The yellowfin chalceus, C. erythrurus, was briefly classified as Chalceus macrolepidotus iquitensis, a subspecies of the pinktail chalceus, by biologist Shoji Nakashima in 1941.

== Habitat ==
The pinktail chalceus is found in well-oxygenated (fast-flowing) waters in South America; specifically, it is found in French Guiana, Guyana, and Suriname, inhabiting the Orinoco and Negro Rivers. C. epakros and the pinktail are the only two Chalceus species known to occur in Guyana. It has been non-natively established in Mexico as well, though it is not considered invasive by the Global Register of Introduced and Invasive Species (GRIIS).

== Diet and behavior ==
The pinktail chalceus is a fast-moving and active fish that stays near the river's surface. It tends to cluster together in schools. Its diet generally consists of small invertebrates; when searching for food, it may leap out of the water to target a bug above the surface.

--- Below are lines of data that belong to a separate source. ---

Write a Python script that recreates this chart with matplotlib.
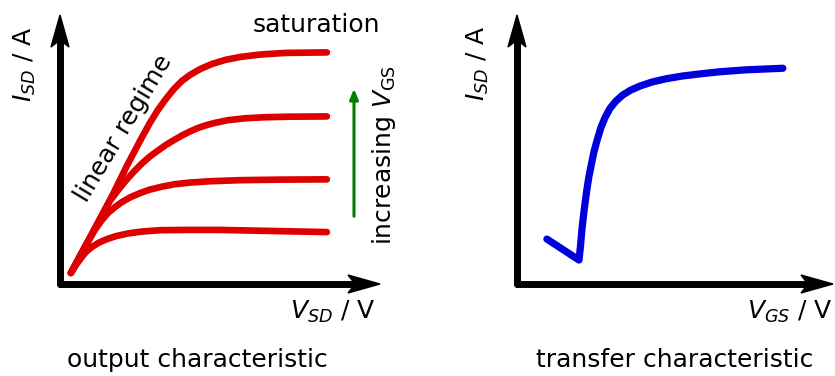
import matplotlib
matplotlib.use("Agg")
import matplotlib.pyplot as plt
from matplotlib.patches import Polygon

plt.rcParams['font.family'] = ['DejaVu Sans']
plt.rcParams['mathtext.fontset'] = 'dejavusans'

# output characteristic: V_SD vs I_SD for four gate voltages (arbitrary units)
vsd_1 = [0.34, 0.5, 0.66, 0.81, 1.0, 1.22, 1.47, 1.75, 2.13, 2.56, 3.13, 3.91, 5.0, 6.25, 7.5, 8.34]
isd_1 = [0.41, 0.71, 0.97, 1.19, 1.38, 1.54, 1.67, 1.78, 1.88, 1.95, 2.0, 2.01, 2.01, 1.98, 1.95, 1.93]

vsd_2 = [0.34, 0.78, 1.09, 1.31, 1.5, 1.72, 1.94, 2.19, 2.5, 2.81, 3.19, 3.59, 4.06, 4.69, 5.63, 6.88, 8.34]
isd_2 = [0.41, 1.38, 2.01, 2.38, 2.64, 2.86, 3.05, 3.22, 3.38, 3.51, 3.62, 3.71, 3.77, 3.82, 3.86, 3.88, 3.89]

vsd_3 = [0.34, 0.78, 1.25, 1.41, 1.56, 1.81, 2.06, 2.31, 2.56, 2.81, 3.06, 3.31, 3.56, 3.81, 4.06,
         4.31, 4.56, 4.84, 5.25, 5.78, 6.41, 7.19, 8.34]
isd_3 = [0.41, 1.38, 2.42, 2.77, 3.09, 3.48, 3.85, 4.18, 4.48, 4.74, 4.96, 5.17, 5.35, 5.52, 5.67,
         5.80, 5.90, 5.99, 6.09, 6.16, 6.20, 6.22, 6.23]

vsd_4 = [0.34, 0.78, 1.25, 1.66, 2.09, 2.5, 2.81, 3.06, 3.31, 3.56, 3.81, 4.06, 4.38, 4.75, 5.16,
         5.63, 6.25, 7.03, 8.34]
isd_4 = [0.41, 1.38, 2.42, 3.35, 4.39, 5.32, 5.99, 6.47, 6.88, 7.25, 7.55, 7.77, 7.99, 8.18, 8.33,
         8.44, 8.53, 8.59, 8.61]

# transfer characteristic: V_GS vs I_SD
vgs = [0.94, 1.95, 2.00, 2.04, 2.09, 2.14, 2.20, 2.26, 2.34, 2.42, 2.52, 2.64, 2.77, 2.92, 3.11,
       3.33, 3.58, 3.87, 4.25, 4.69, 5.19, 5.75, 6.38, 7.17, 8.36]
isd_t = [1.67, 0.89, 1.45, 2.01, 2.53, 3.01, 3.53, 3.98, 4.46, 4.91, 5.35, 5.82, 6.19, 6.52, 6.80,
         7.03, 7.21, 7.36, 7.51, 7.63, 7.73, 7.81, 7.89, 7.96, 8.02]

W, H = 835, 376
fig = plt.figure(figsize=(W / 100, H / 100), dpi=100)

# overlay in pixel coordinates for the arrow axes and labels
ov = fig.add_axes([0, 0, 1, 1])
ov.set_xlim(0, W)
ov.set_ylim(H, 0)
ov.axis('off')

def panel(x0, x1, y0, y1):
    ax = fig.add_axes([x0 / W, (H - y1) / H, (x1 - x0) / W, (y1 - y0) / H])
    ax.set_xlim(0, 10)
    ax.set_ylim(0, 10)
    ax.axis('off')
    ax.patch.set_alpha(0)
    return ax

def axis_arrows(ox, oy, xtip, ytip):
    lw = 5
    ov.plot([ox - 2, xtip - 20], [oy, oy], color='black', lw=lw, solid_capstyle='butt')
    ov.plot([ox, ox], [oy + 2, ytip + 20], color='black', lw=lw, solid_capstyle='butt')
    ov.add_patch(Polygon([(xtip, oy), (xtip - 32, oy - 9), (xtip - 25, oy), (xtip - 32, oy + 9)],
                         closed=True, color='black'))
    ov.add_patch(Polygon([(ox, ytip), (ox - 9, ytip + 32), (ox, ytip + 25), (ox + 9, ytip + 32)],
                         closed=True, color='black'))

red = '#dd0000'
blue = '#0000dd'
fs = 18

# left panel
axL = panel(60, 380, 15, 284)
for v, i in [(vsd_1, isd_1), (vsd_2, isd_2), (vsd_3, isd_3), (vsd_4, isd_4)]:
    axL.plot(v, i, color=red, lw=4.8, solid_capstyle='round', solid_joinstyle='round')
axis_arrows(60, 284, 380, 15)

ov.text(25, 64, r'$I_{SD}$ / A', rotation=90, ha='center', va='center', fontsize=fs)
ov.text(333, 312, r'$V_{SD}$ / V', ha='center', va='center', fontsize=fs)
ov.text(316, 25, 'saturation', ha='center', va='center', fontsize=fs)
ov.text(124, 128, 'linear regime', rotation=59, ha='center', va='center',
        fontsize=fs, rotation_mode='anchor')
ov.text(384, 155, r'increasing $V_{\mathrm{GS}}$', rotation=90, ha='center', va='center', fontsize=fs)
ov.annotate('', xy=(354, 86), xytext=(354, 219),
            arrowprops=dict(arrowstyle='-|>,head_length=0.6,head_width=0.25',
                            color='#007f00', lw=2.2))
ov.text(197, 360, 'output characteristic', ha='center', va='center', fontsize=fs)

# right panel
axR = panel(517, 835, 15, 284)
axR.plot(vgs, isd_t, color=blue, lw=5.2, solid_capstyle='round', solid_joinstyle='round')
axis_arrows(517, 284, 833, 15)

ov.text(478, 63, r'$I_{SD}$ / A', rotation=90, ha='center', va='center', fontsize=fs)
ov.text(790, 312, r'$V_{GS}$ / V', ha='center', va='center', fontsize=fs)
ov.text(675, 360, 'transfer characteristic', ha='center', va='center', fontsize=fs)

fig.savefig('out.png', dpi=100)
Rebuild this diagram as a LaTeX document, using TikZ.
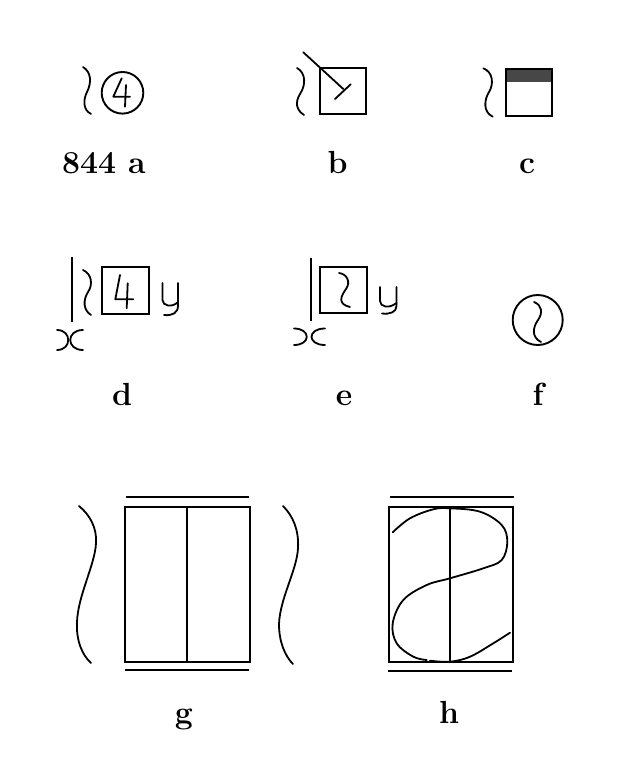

It is notably skittish. This is a trait it shares with the yellowfin chalceus.

== In aquaria ==
The pinktail chalceus is moderately popular in the aquarium trade, though it requires a larger aquarium than many prospective keepers have access to (55 gallons or above). It has enough of a reputation for jumping out of its tank (like its behavior in the wild) that sellers regularly warn buyers about it. This is more likely to happen if the pinktail is startled and does not have anyplace to take cover, such as plants or driftwood hideaways.

Aquarists with adequate space to keep pinktails are advised to have a shoal larger than 6 to 8 specimens; anything lower, and squabbling is likely to happen. Because they are a fast and active species, the tank they live in doesn't need extraneous decor, but offering cover for them to hide in may make them more relaxed.